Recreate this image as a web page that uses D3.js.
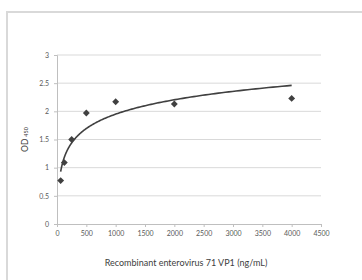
<!DOCTYPE html>
<html><head><meta charset="utf-8">
<script src="https://cdn.jsdelivr.net/npm/d3@7"></script>
<style>body{margin:0;background:#fff}svg{display:block}</style>
</head><body>
<script>
const concentrations = [62.5, 125, 250, 500, 1000, 2000, 4000];
const odValues = [0.77, 1.09, 1.50, 1.97, 2.17, 2.13, 2.23];
const xTicks = [0, 500, 1000, 1500, 2000, 2500, 3000, 3500, 4000, 4500];
const yTicks = [0, 0.5, 1, 1.5, 2, 2.5, 3];
const trendCoef = [0.368, -0.592]; // y = a ln(x) + b
const trendRange = [62.5, 4000];
const xTitle = "Recombinant enterovirus 71 VP1 (ng/mL)";

const W = 362, H = 280;
const svg = d3.select("body").append("svg").attr("width", W).attr("height", H);
svg.append("rect").attr("x", 7).attr("y", 12).attr("width", 400).attr("height", 300)
  .attr("fill", "none").attr("stroke", "#d9d9d9").attr("stroke-width", 2);

const x = d3.scaleLinear().domain([0, 4500]).range([57, 321]);
const y = d3.scaleLinear().domain([0, 3]).range([224, 55]);
const font = "Lato, 'Open Sans', sans-serif";

// gridlines
svg.append("g").selectAll("line").data(yTicks.filter(d => d > 0)).join("line")
  .attr("x1", x(0)).attr("x2", x(4500)).attr("y1", d => y(d)).attr("y2", d => y(d))
  .attr("stroke", "#d9d9d9").attr("stroke-width", 1);

const yAxis = svg.append("g").attr("transform", `translate(${x(0)},0)`)
  .call(d3.axisLeft(y).tickValues(yTicks).tickSize(3).tickFormat(d3.format("~g")).tickPadding(5));
const xAxis = svg.append("g").attr("transform", `translate(0,${y(0)})`)
  .call(d3.axisBottom(x).tickValues(xTicks).tickSize(3).tickFormat(d3.format("d")).tickPadding(4));
[yAxis, xAxis].forEach(a => {
  a.select(".domain").attr("stroke", "#bfbfbf");
  a.selectAll(".tick line").attr("stroke", "#bfbfbf");
  a.selectAll("text").attr("fill", "#595959").style("font-family", font).style("font-size", "7px");
});

// trendline
const lnX = d3.range(0, 201).map(i => trendRange[0] * Math.pow(trendRange[1] / trendRange[0], i / 200));
const line = d3.line().x(d => x(d)).y(d => y(trendCoef[0] * Math.log(d) + trendCoef[1]));
svg.append("path").datum(lnX).attr("d", line).attr("fill", "none")
  .attr("stroke", "#404040").attr("stroke-width", 1.6);

// points
svg.append("g").selectAll("path").data(concentrations.map((c, i) => [c, odValues[i]])).join("path")
  .attr("transform", d => `translate(${x(d[0])},${y(d[1])})`)
  .attr("d", d3.symbol(d3.symbolDiamond2, 30))
  .attr("fill", "#404040");

// titles
svg.append("text").attr("x", 186).attr("y", 266).attr("text-anchor", "middle")
  .attr("fill", "#404040").style("font-family", font).style("font-size", "9px").text(xTitle);
const yt = svg.append("text").attr("transform", `translate(28,${(y(0) + y(3)) / 2}) rotate(-90)`)
  .attr("text-anchor", "middle").attr("fill", "#404040").style("font-family", font).style("font-size", "8.5px");
yt.append("tspan").text("OD");
yt.append("tspan").attr("dx", 2).style("font-size", "5.5px").text("450");
</script>
</body></html>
········
§ **TASK STATEMENT**: The data should be printed again unchanged; leave its pictures out.

§ **EXERCISE OUTPUT**:
Recreate this image as a web page that uses D3.js.
<!DOCTYPE html>
<html><head><meta charset="utf-8">
<script src="https://cdn.jsdelivr.net/npm/d3@7"></script>
<style>body{margin:0;background:#fff}svg{display:block}</style>
</head><body>
<script>
const concentrations = [62.5, 125, 250, 500, 1000, 2000, 4000];
const odValues = [0.77, 1.09, 1.50, 1.97, 2.17, 2.13, 2.23];
const xTicks = [0, 500, 1000, 1500, 2000, 2500, 3000, 3500, 4000, 4500];
const yTicks = [0, 0.5, 1, 1.5, 2, 2.5, 3];
const trendCoef = [0.368, -0.592]; // y = a ln(x) + b
const trendRange = [62.5, 4000];
const xTitle = "Recombinant enterovirus 71 VP1 (ng/mL)";

const W = 362, H = 280;
const svg = d3.select("body").append("svg").attr("width", W).attr("height", H);
svg.append("rect").attr("x", 7).attr("y", 12).attr("width", 400).attr("height", 300)
  .attr("fill", "none").attr("stroke", "#d9d9d9").attr("stroke-width", 2);

const x = d3.scaleLinear().domain([0, 4500]).range([57, 321]);
const y = d3.scaleLinear().domain([0, 3]).range([224, 55]);
const font = "Lato, 'Open Sans', sans-serif";

// gridlines
svg.append("g").selectAll("line").data(yTicks.filter(d => d > 0)).join("line")
  .attr("x1", x(0)).attr("x2", x(4500)).attr("y1", d => y(d)).attr("y2", d => y(d))
  .attr("stroke", "#d9d9d9").attr("stroke-width", 1);

const yAxis = svg.append("g").attr("transform", `translate(${x(0)},0)`)
  .call(d3.axisLeft(y).tickValues(yTicks).tickSize(3).tickFormat(d3.format("~g")).tickPadding(5));
const xAxis = svg.append("g").attr("transform", `translate(0,${y(0)})`)
  .call(d3.axisBottom(x).tickValues(xTicks).tickSize(3).tickFormat(d3.format("d")).tickPadding(4));
[yAxis, xAxis].forEach(a => {
  a.select(".domain").attr("stroke", "#bfbfbf");
  a.selectAll(".tick line").attr("stroke", "#bfbfbf");
  a.selectAll("text").attr("fill", "#595959").style("font-family", font).style("font-size", "7px");
});

// trendline
const lnX = d3.range(0, 201).map(i => trendRange[0] * Math.pow(trendRange[1] / trendRange[0], i / 200));
const line = d3.line().x(d => x(d)).y(d => y(trendCoef[0] * Math.log(d) + trendCoef[1]));
svg.append("path").datum(lnX).attr("d", line).attr("fill", "none")
  .attr("stroke", "#404040").attr("stroke-width", 1.6);

// points
svg.append("g").selectAll("path").data(concentrations.map((c, i) => [c, odValues[i]])).join("path")
  .attr("transform", d => `translate(${x(d[0])},${y(d[1])})`)
  .attr("d", d3.symbol(d3.symbolDiamond2, 30))
  .attr("fill", "#404040");

// titles
svg.append("text").attr("x", 186).attr("y", 266).attr("text-anchor", "middle")
  .attr("fill", "#404040").style("font-family", font).style("font-size", "9px").text(xTitle);
const yt = svg.append("text").attr("transform", `translate(28,${(y(0) + y(3)) / 2}) rotate(-90)`)
  .attr("text-anchor", "middle").attr("fill", "#404040").style("font-family", font).style("font-size", "8.5px");
yt.append("tspan").text("OD");
yt.append("tspan").attr("dx", 2).style("font-size", "5.5px").text("450");
</script>
</body></html>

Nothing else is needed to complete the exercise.